== SHORT TASK ==
Only the pictures are omitted; repeat all other data exactly.

== DATA LINES ==
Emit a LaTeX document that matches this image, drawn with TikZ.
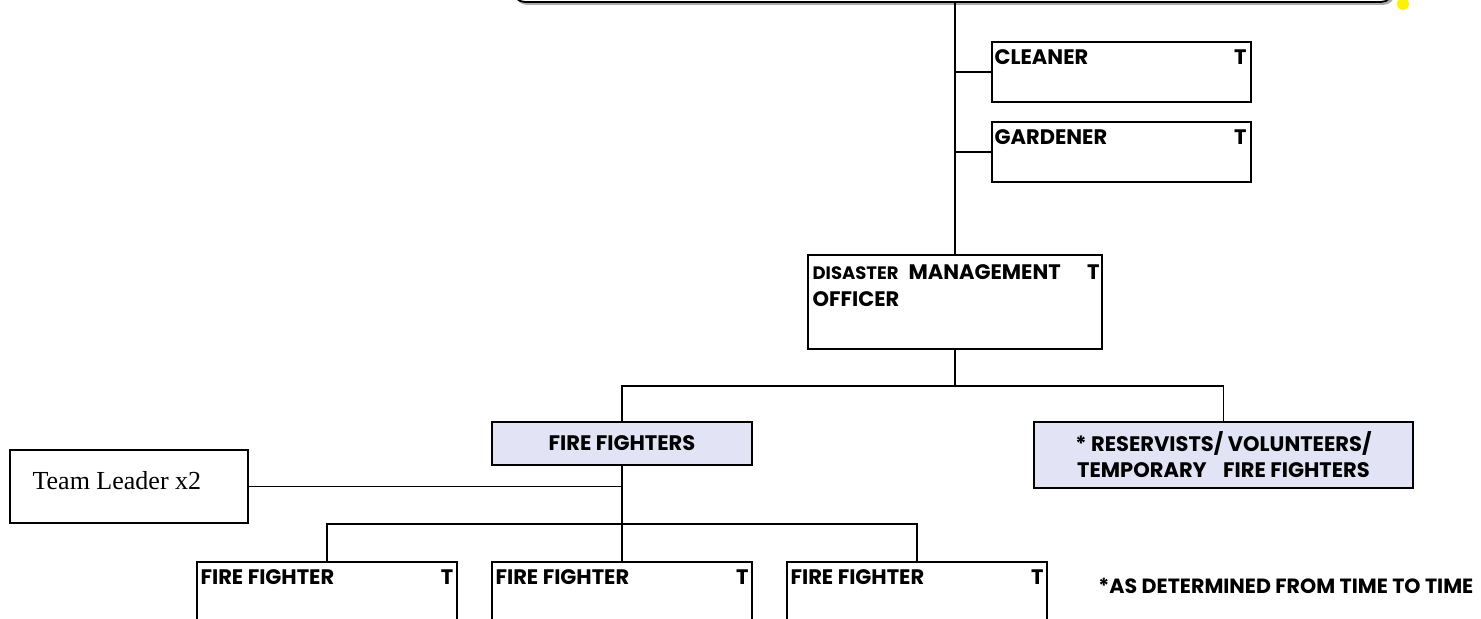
\documentclass[tikz,border=0pt]{standalone}
\usepackage{fontspec}
\newfontfamily\gothic{Poppins}
\newfontfamily\timesfont{Liberation Serif}
\usetikzlibrary{positioning}
\definecolor{boxlav}{RGB}{227,227,246}
\definecolor{shadowgray}{RGB}{170,170,170}

\begin{document}
\begin{tikzpicture}[
    x=0.5pt, y=-0.5pt,
    every node/.style={font=\gothic\bfseries\fontsize{10.5}{12}\selectfont, inner sep=0pt},
    post/.style 2 args={draw=black, line width=0.8pt, fill=white,
        minimum width=#1*0.5pt, minimum height=#2*0.5pt},
    posth/.style 2 args={post={#1}{#2}, fill=boxlav},
    topbox/.style={draw=black, line width=0.9pt, fill=white, rounded corners=6pt,
        minimum width=440pt, minimum height=32pt},
    topsh/.style={fill=shadowgray, rounded corners=6pt,
        minimum width=440pt, minimum height=32pt},
    cn/.style={draw=black, line width=0.9pt},
    note/.style={font=\gothic\bfseries\fontsize{10.3}{12}\selectfont},
]
\useasboundingbox (0,0) rectangle (1481,619);
\clip (0,0) rectangle (1481,619);

% ====== TOP: council box, cut off by the page ======
\node[topsh]  (council-sh) at (955,-27) {};
\node[topbox] (council)    at (953,-30) {};
\fill[yellow] (1403,4) circle[radius=3pt];

% ====== SUPPORT STAFF ======
\node[post={259}{60}] (cleaner)  at (1121.5,72)  {};
\node[post={259}{60}] (gardener) at (1121.5,152) {};
\foreach \b/\t in {cleaner/CLEANER, gardener/GARDENER} {
    \node[anchor=base west] (\b-t) at ([shift={(3,23)}]\b.north west) {\t};
    \node[anchor=base east] (\b-c) at ([shift={(-5,23)}]\b.north east) {T};
}

% ====== DISASTER MANAGEMENT OFFICER ======
\node[post={294}{94}] (dmo) at (955,302) {};
\node[anchor=base west] (dmo-t) at ([shift={(5,25)}]dmo.north west)
    {{\fontsize{9}{10}\selectfont DISASTER}\hspace{5pt}MANAGEMENT};
\node[anchor=base east] (dmo-c) at ([shift={(-3,25)}]dmo.north east) {T};
\node[anchor=base west] (dmo-o) at ([shift={(5,52)}]dmo.north west) {OFFICER};

% ====== FIRE FIGHTERS / RESERVISTS ======
\node[posth={260}{43}] (ff) at (622,443.5) {FIRE FIGHTERS};
\node[posth={379}{66}, align=center,
      font=\gothic\bfseries\fontsize{10.5}{13}\selectfont] (res) at (1223.5,455)
    {* RESERVISTS/ VOLUNTEERS/\\TEMPORARY\hspace{6pt} FIRE FIGHTERS};

% ====== TEAM LEADER ======
\node[post={238}{73}] (tl) at (129,486.5) {};
\node[anchor=base west, font=\timesfont\fontsize{13}{15}\selectfont] (tl-t)
    at ([shift={(23,40)}]tl.north west) {Team Leader x2};

% ====== FIRE FIGHTER POSTS ======
\foreach \i/\x in {1/327, 2/622, 3/917} {
    \node[post={260}{80}] (ff\i) at (\x,602) {};
    \node[anchor=base west] (ff\i-t) at ([shift={(4,23)}]ff\i.north west) {FIRE FIGHTER};
    \node[anchor=base east] (ff\i-c) at ([shift={(-4,23)}]ff\i.north east) {T};
}

% ====== CONNECTORS ======
\draw[cn] (dmo.north |- council.south) -- (dmo.north);
\foreach \b in {cleaner, gardener}
    \draw[cn] (dmo.north |- \b.west) -- (\b.west);
\draw[cn] (dmo.south) -- ++(0,36) coordinate (dmo-j);
\draw[cn] (ff.north) |- (dmo-j) -| (res.north);
\coordinate (ff-j) at (622,524);
\draw[cn] (ff.south) -- (ff2.north);
\draw[cn] (ff1.north) |- (ff-j) -| (ff3.north);
\draw[cn] (tl.east) -- (tl.east -| ff.south);

\node[note, anchor=base west] (note) at (1098,593) {*AS DETERMINED FROM TIME TO TIME};

\end{tikzpicture}
\end{document}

== FINAL ANSWER ==
Emit a LaTeX document that matches this image, drawn with TikZ.
\documentclass[tikz,border=0pt]{standalone}
\usepackage{fontspec}
\newfontfamily\gothic{Poppins}
\newfontfamily\timesfont{Liberation Serif}
\usetikzlibrary{positioning}
\definecolor{boxlav}{RGB}{227,227,246}
\definecolor{shadowgray}{RGB}{170,170,170}

\begin{document}
\begin{tikzpicture}[
    x=0.5pt, y=-0.5pt,
    every node/.style={font=\gothic\bfseries\fontsize{10.5}{12}\selectfont, inner sep=0pt},
    post/.style 2 args={draw=black, line width=0.8pt, fill=white,
        minimum width=#1*0.5pt, minimum height=#2*0.5pt},
    posth/.style 2 args={post={#1}{#2}, fill=boxlav},
    topbox/.style={draw=black, line width=0.9pt, fill=white, rounded corners=6pt,
        minimum width=440pt, minimum height=32pt},
    topsh/.style={fill=shadowgray, rounded corners=6pt,
        minimum width=440pt, minimum height=32pt},
    cn/.style={draw=black, line width=0.9pt},
    note/.style={font=\gothic\bfseries\fontsize{10.3}{12}\selectfont},
]
\useasboundingbox (0,0) rectangle (1481,619);
\clip (0,0) rectangle (1481,619);

% ====== TOP: council box, cut off by the page ======
\node[topsh]  (council-sh) at (955,-27) {};
\node[topbox] (council)    at (953,-30) {};
\fill[yellow] (1403,4) circle[radius=3pt];

% ====== SUPPORT STAFF ======
\node[post={259}{60}] (cleaner)  at (1121.5,72)  {};
\node[post={259}{60}] (gardener) at (1121.5,152) {};
\foreach \b/\t in {cleaner/CLEANER, gardener/GARDENER} {
    \node[anchor=base west] (\b-t) at ([shift={(3,23)}]\b.north west) {\t};
    \node[anchor=base east] (\b-c) at ([shift={(-5,23)}]\b.north east) {T};
}

% ====== DISASTER MANAGEMENT OFFICER ======
\node[post={294}{94}] (dmo) at (955,302) {};
\node[anchor=base west] (dmo-t) at ([shift={(5,25)}]dmo.north west)
    {{\fontsize{9}{10}\selectfont DISASTER}\hspace{5pt}MANAGEMENT};
\node[anchor=base east] (dmo-c) at ([shift={(-3,25)}]dmo.north east) {T};
\node[anchor=base west] (dmo-o) at ([shift={(5,52)}]dmo.north west) {OFFICER};

% ====== FIRE FIGHTERS / RESERVISTS ======
\node[posth={260}{43}] (ff) at (622,443.5) {FIRE FIGHTERS};
\node[posth={379}{66}, align=center,
      font=\gothic\bfseries\fontsize{10.5}{13}\selectfont] (res) at (1223.5,455)
    {* RESERVISTS/ VOLUNTEERS/\\TEMPORARY\hspace{6pt} FIRE FIGHTERS};

% ====== TEAM LEADER ======
\node[post={238}{73}] (tl) at (129,486.5) {};
\node[anchor=base west, font=\timesfont\fontsize{13}{15}\selectfont] (tl-t)
    at ([shift={(23,40)}]tl.north west) {Team Leader x2};

% ====== FIRE FIGHTER POSTS ======
\foreach \i/\x in {1/327, 2/622, 3/917} {
    \node[post={260}{80}] (ff\i) at (\x,602) {};
    \node[anchor=base west] (ff\i-t) at ([shift={(4,23)}]ff\i.north west) {FIRE FIGHTER};
    \node[anchor=base east] (ff\i-c) at ([shift={(-4,23)}]ff\i.north east) {T};
}

% ====== CONNECTORS ======
\draw[cn] (dmo.north |- council.south) -- (dmo.north);
\foreach \b in {cleaner, gardener}
    \draw[cn] (dmo.north |- \b.west) -- (\b.west);
\draw[cn] (dmo.south) -- ++(0,36) coordinate (dmo-j);
\draw[cn] (ff.north) |- (dmo-j) -| (res.north);
\coordinate (ff-j) at (622,524);
\draw[cn] (ff.south) -- (ff2.north);
\draw[cn] (ff1.north) |- (ff-j) -| (ff3.north);
\draw[cn] (tl.east) -- (tl.east -| ff.south);

\node[note, anchor=base west] (note) at (1098,593) {*AS DETERMINED FROM TIME TO TIME};

\end{tikzpicture}
\end{document}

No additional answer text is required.